»»

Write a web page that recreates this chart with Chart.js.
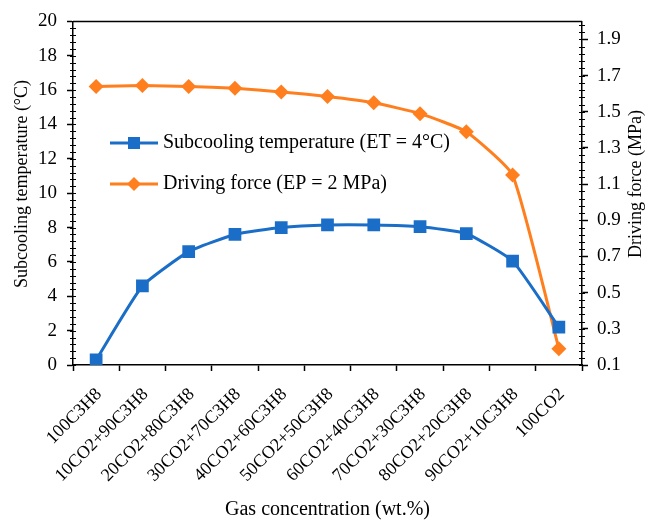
<!DOCTYPE html>
<html>
<head>
<meta charset="utf-8">
<script src="https://cdn.jsdelivr.net/npm/chart.js@4.4.1/dist/chart.umd.min.js"></script>
<style>
body{margin:0;background:#fff;}
</style>
</head>
<body>
<canvas id="gasChart" width="653" height="520"></canvas>
<script>
// -------- data --------
const categories = [
    "100C3H8", "10CO2+90C3H8", "20CO2+80C3H8", "30CO2+70C3H8",
    "40CO2+60C3H8", "50CO2+50C3H8", "60CO2+40C3H8", "70CO2+30C3H8",
    "80CO2+20C3H8", "90CO2+10C3H8", "100CO2"
];
const subcooling = [0.3, 4.6, 6.6, 7.6, 8.0, 8.15, 8.15, 8.05, 7.65, 6.05, 2.2];
const drivingForce = [1.64, 1.645, 1.64, 1.63, 1.61, 1.585, 1.55, 1.49, 1.39, 1.15, 0.19];
const leftTicks = [0, 2, 4, 6, 8, 10, 12, 14, 16, 18, 20];
const rightTicks = [0.1, 0.3, 0.5, 0.7, 0.9, 1.1, 1.3, 1.5, 1.7, 1.9];

const BLUE = "#1b6ec8";
const ORANGE = "#ff7f1f";
const FONT = "'Liberation Serif', 'Times New Roman', serif";

// -------- frame, minor ticks, axis titles and legend --------
function drawVerticalTitle(ctx, text, x, y){
    ctx.save();
    ctx.translate(x, y);
    ctx.rotate(-Math.PI / 2);
    ctx.fillText(text, 0, 0);
    ctx.restore();
}

const framePlugin = {
    id: "frame",
    afterDraw(chart){
        const ctx = chart.ctx;
        const a = chart.chartArea;
        const yL = chart.scales.y;
        const yR = chart.scales.y1;

        ctx.save();
        ctx.strokeStyle = "#000";
        ctx.lineWidth = 1.5;
        ctx.beginPath();
        ctx.moveTo(a.left, a.top);
        ctx.lineTo(a.right, a.top);
        ctx.stroke();

        // minor ticks
        ctx.lineWidth = 1;
        ctx.beginPath();
        for(let v = 0; v <= 20.001; v += 0.4){
            let py = Math.round(yL.getPixelForValue(v)) + 0.5;
            ctx.moveTo(a.left - 3, py);
            ctx.lineTo(a.left + 3, py);
        }
        for(let v = 0.1; v <= 2.0001; v += 0.04){
            let py = Math.round(yR.getPixelForValue(v)) + 0.5;
            ctx.moveTo(a.right - 3, py);
            ctx.lineTo(a.right + 3, py);
        }
        ctx.stroke();

        // y axis titles, both reading bottom to top
        ctx.font = "18px " + FONT;
        ctx.fillStyle = "#000";
        ctx.textAlign = "center";
        ctx.textBaseline = "middle";
        drawVerticalTitle(ctx, "Subcooling temperature (°C)", 22, 184);
        drawVerticalTitle(ctx, "Driving force (MPa)", 636, 184);

        // legend
        const items = [
            {text: "Subcooling temperature (ET = 4°C)", color: BLUE, shape: "square", y: 143},
            {text: "Driving force (EP = 2 MPa)", color: ORANGE, shape: "diamond", y: 184}
        ];
        ctx.font = "20px " + FONT;
        ctx.textAlign = "left";
        for(let i = 0; i < items.length; i++){
            let it = items[i];
            ctx.strokeStyle = it.color;
            ctx.fillStyle = it.color;
            ctx.lineWidth = 3;
            ctx.beginPath();
            ctx.moveTo(110, it.y);
            ctx.lineTo(158, it.y);
            ctx.stroke();
            ctx.beginPath();
            if(it.shape === "square"){
                ctx.rect(134 - 6, it.y - 6, 12, 12);
            } else {
                ctx.moveTo(134, it.y - 7);
                ctx.lineTo(141, it.y);
                ctx.lineTo(134, it.y + 7);
                ctx.lineTo(127, it.y);
                ctx.closePath();
            }
            ctx.fill();
            ctx.fillStyle = "#000";
            ctx.fillText(it.text, 163, it.y);
        }
        ctx.restore();
    }
};

window.onload = function(){

    const ctx = document.getElementById("gasChart").getContext("2d");

    new Chart(ctx, {
        type: "line",
        data: {
            labels: categories,
            datasets: [{
                label: "Subcooling temperature (ET = 4°C)",
                data: subcooling,
                yAxisID: "y",
                borderColor: BLUE,
                backgroundColor: BLUE,
                borderWidth: 3,
                pointStyle: "rect",
                pointRadius: 9,
                pointHoverRadius: 9,
                pointBorderWidth: 0,
                tension: 0.15
            }, {
                label: "Driving force (EP = 2 MPa)",
                data: drivingForce,
                yAxisID: "y1",
                borderColor: ORANGE,
                backgroundColor: ORANGE,
                borderWidth: 3,
                pointStyle: "rectRot",
                pointRadius: 7.5,
                pointHoverRadius: 7.5,
                pointBorderWidth: 0,
                tension: 0.15
            }]
        },
        options: {
            responsive: false,
            animation: false,
            layout: {padding: {top: 21}},
            plugins: {
                legend: {display: false},
                tooltip: {enabled: false}
            },
            scales: {
                x: {
                    offset: true,
                    grid: {
                        offset: true,
                        drawOnChartArea: false,
                        tickLength: 6,
                        tickColor: "#000",
                        tickWidth: 1.5
                    },
                    border: {color: "#000", width: 1.5},
                    ticks: {
                        color: "#000",
                        font: {family: FONT, size: 18},
                        minRotation: 45,
                        maxRotation: 45,
                        autoSkip: false,
                        padding: 13,
                        labelOffset: 3
                    },
                    title: {
                        display: true,
                        text: "Gas concentration (wt.%)",
                        color: "#000",
                        font: {family: FONT, size: 20},
                        padding: {top: 0, bottom: -2}
                    },
                    afterFit(scale){ scale.height = 155; }
                },
                y: {
                    position: "left",
                    min: 0,
                    max: 20,
                    afterBuildTicks(scale){ scale.ticks = leftTicks.map(v => ({value: v})); },
                    grid: {
                        drawOnChartArea: false,
                        tickLength: 6,
                        tickColor: "#000",
                        tickWidth: 1.5
                    },
                    border: {color: "#000", width: 1.5},
                    ticks: {
                        color: "#000",
                        font: {family: FONT, size: 19},
                        padding: 10
                    },
                    afterFit(scale){ scale.width = 73; }
                },
                y1: {
                    position: "right",
                    min: 0.1,
                    max: 2.0,
                    afterBuildTicks(scale){ scale.ticks = rightTicks.map(v => ({value: v})); },
                    grid: {
                        drawOnChartArea: false,
                        tickLength: 6,
                        tickColor: "#000",
                        tickWidth: 1.5
                    },
                    border: {color: "#000", width: 1.5},
                    ticks: {
                        color: "#000",
                        font: {family: FONT, size: 19},
                        padding: 9,
                        callback: function(value){ return Number(value).toFixed(1); }
                    },
                    afterFit(scale){ scale.width = 71; }
                }
            }
        },
        plugins: [framePlugin]
    });

};
</script>
</body>
</html>
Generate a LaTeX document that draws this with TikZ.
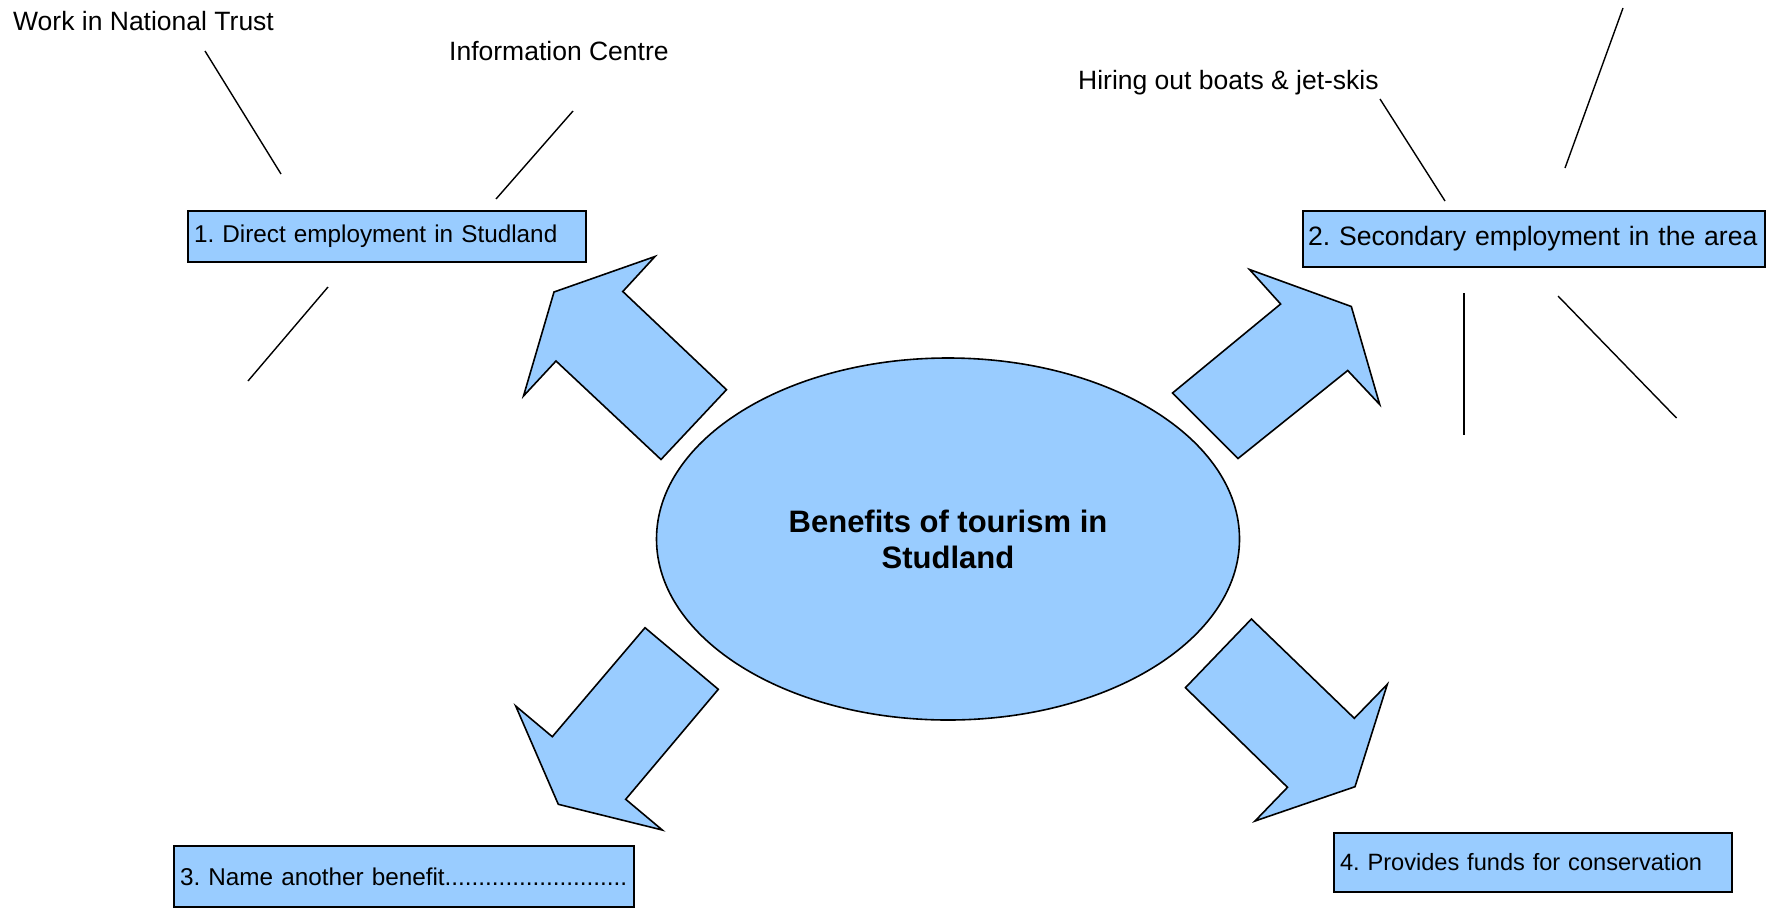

««

Exercise requirements:
Without including any picture, retype the entries exactly.

Result:
Write a web page that recreates this chart with Chart.js.
<!DOCTYPE html>
<html>
<head>
<meta charset="utf-8">
<script src="https://cdn.jsdelivr.net/npm/chart.js@4.4.1/dist/chart.umd.min.js"></script>
<style>
body{margin:0;background:#fff;}
</style>
</head>
<body>
<canvas id="gasChart" width="653" height="520"></canvas>
<script>
// -------- data --------
const categories = [
    "100C3H8", "10CO2+90C3H8", "20CO2+80C3H8", "30CO2+70C3H8",
    "40CO2+60C3H8", "50CO2+50C3H8", "60CO2+40C3H8", "70CO2+30C3H8",
    "80CO2+20C3H8", "90CO2+10C3H8", "100CO2"
];
const subcooling = [0.3, 4.6, 6.6, 7.6, 8.0, 8.15, 8.15, 8.05, 7.65, 6.05, 2.2];
const drivingForce = [1.64, 1.645, 1.64, 1.63, 1.61, 1.585, 1.55, 1.49, 1.39, 1.15, 0.19];
const leftTicks = [0, 2, 4, 6, 8, 10, 12, 14, 16, 18, 20];
const rightTicks = [0.1, 0.3, 0.5, 0.7, 0.9, 1.1, 1.3, 1.5, 1.7, 1.9];

const BLUE = "#1b6ec8";
const ORANGE = "#ff7f1f";
const FONT = "'Liberation Serif', 'Times New Roman', serif";

// -------- frame, minor ticks, axis titles and legend --------
function drawVerticalTitle(ctx, text, x, y){
    ctx.save();
    ctx.translate(x, y);
    ctx.rotate(-Math.PI / 2);
    ctx.fillText(text, 0, 0);
    ctx.restore();
}

const framePlugin = {
    id: "frame",
    afterDraw(chart){
        const ctx = chart.ctx;
        const a = chart.chartArea;
        const yL = chart.scales.y;
        const yR = chart.scales.y1;

        ctx.save();
        ctx.strokeStyle = "#000";
        ctx.lineWidth = 1.5;
        ctx.beginPath();
        ctx.moveTo(a.left, a.top);
        ctx.lineTo(a.right, a.top);
        ctx.stroke();

        // minor ticks
        ctx.lineWidth = 1;
        ctx.beginPath();
        for(let v = 0; v <= 20.001; v += 0.4){
            let py = Math.round(yL.getPixelForValue(v)) + 0.5;
            ctx.moveTo(a.left - 3, py);
            ctx.lineTo(a.left + 3, py);
        }
        for(let v = 0.1; v <= 2.0001; v += 0.04){
            let py = Math.round(yR.getPixelForValue(v)) + 0.5;
            ctx.moveTo(a.right - 3, py);
            ctx.lineTo(a.right + 3, py);
        }
        ctx.stroke();

        // y axis titles, both reading bottom to top
        ctx.font = "18px " + FONT;
        ctx.fillStyle = "#000";
        ctx.textAlign = "center";
        ctx.textBaseline = "middle";
        drawVerticalTitle(ctx, "Subcooling temperature (°C)", 22, 184);
        drawVerticalTitle(ctx, "Driving force (MPa)", 636, 184);

        // legend
        const items = [
            {text: "Subcooling temperature (ET = 4°C)", color: BLUE, shape: "square", y: 143},
            {text: "Driving force (EP = 2 MPa)", color: ORANGE, shape: "diamond", y: 184}
        ];
        ctx.font = "20px " + FONT;
        ctx.textAlign = "left";
        for(let i = 0; i < items.length; i++){
            let it = items[i];
            ctx.strokeStyle = it.color;
            ctx.fillStyle = it.color;
            ctx.lineWidth = 3;
            ctx.beginPath();
            ctx.moveTo(110, it.y);
            ctx.lineTo(158, it.y);
            ctx.stroke();
            ctx.beginPath();
            if(it.shape === "square"){
                ctx.rect(134 - 6, it.y - 6, 12, 12);
            } else {
                ctx.moveTo(134, it.y - 7);
                ctx.lineTo(141, it.y);
                ctx.lineTo(134, it.y + 7);
                ctx.lineTo(127, it.y);
                ctx.closePath();
            }
            ctx.fill();
            ctx.fillStyle = "#000";
            ctx.fillText(it.text, 163, it.y);
        }
        ctx.restore();
    }
};

window.onload = function(){

    const ctx = document.getElementById("gasChart").getContext("2d");

    new Chart(ctx, {
        type: "line",
        data: {
            labels: categories,
            datasets: [{
                label: "Subcooling temperature (ET = 4°C)",
                data: subcooling,
                yAxisID: "y",
                borderColor: BLUE,
                backgroundColor: BLUE,
                borderWidth: 3,
                pointStyle: "rect",
                pointRadius: 9,
                pointHoverRadius: 9,
                pointBorderWidth: 0,
                tension: 0.15
            }, {
                label: "Driving force (EP = 2 MPa)",
                data: drivingForce,
                yAxisID: "y1",
                borderColor: ORANGE,
                backgroundColor: ORANGE,
                borderWidth: 3,
                pointStyle: "rectRot",
                pointRadius: 7.5,
                pointHoverRadius: 7.5,
                pointBorderWidth: 0,
                tension: 0.15
            }]
        },
        options: {
            responsive: false,
            animation: false,
            layout: {padding: {top: 21}},
            plugins: {
                legend: {display: false},
                tooltip: {enabled: false}
            },
            scales: {
                x: {
                    offset: true,
                    grid: {
                        offset: true,
                        drawOnChartArea: false,
                        tickLength: 6,
                        tickColor: "#000",
                        tickWidth: 1.5
                    },
                    border: {color: "#000", width: 1.5},
                    ticks: {
                        color: "#000",
                        font: {family: FONT, size: 18},
                        minRotation: 45,
                        maxRotation: 45,
                        autoSkip: false,
                        padding: 13,
                        labelOffset: 3
                    },
                    title: {
                        display: true,
                        text: "Gas concentration (wt.%)",
                        color: "#000",
                        font: {family: FONT, size: 20},
                        padding: {top: 0, bottom: -2}
                    },
                    afterFit(scale){ scale.height = 155; }
                },
                y: {
                    position: "left",
                    min: 0,
                    max: 20,
                    afterBuildTicks(scale){ scale.ticks = leftTicks.map(v => ({value: v})); },
                    grid: {
                        drawOnChartArea: false,
                        tickLength: 6,
                        tickColor: "#000",
                        tickWidth: 1.5
                    },
                    border: {color: "#000", width: 1.5},
                    ticks: {
                        color: "#000",
                        font: {family: FONT, size: 19},
                        padding: 10
                    },
                    afterFit(scale){ scale.width = 73; }
                },
                y1: {
                    position: "right",
                    min: 0.1,
                    max: 2.0,
                    afterBuildTicks(scale){ scale.ticks = rightTicks.map(v => ({value: v})); },
                    grid: {
                        drawOnChartArea: false,
                        tickLength: 6,
                        tickColor: "#000",
                        tickWidth: 1.5
                    },
                    border: {color: "#000", width: 1.5},
                    ticks: {
                        color: "#000",
                        font: {family: FONT, size: 19},
                        padding: 9,
                        callback: function(value){ return Number(value).toFixed(1); }
                    },
                    afterFit(scale){ scale.width = 71; }
                }
            }
        },
        plugins: [framePlugin]
    });

};
</script>
</body>
</html>
Generate a LaTeX document that draws this with TikZ.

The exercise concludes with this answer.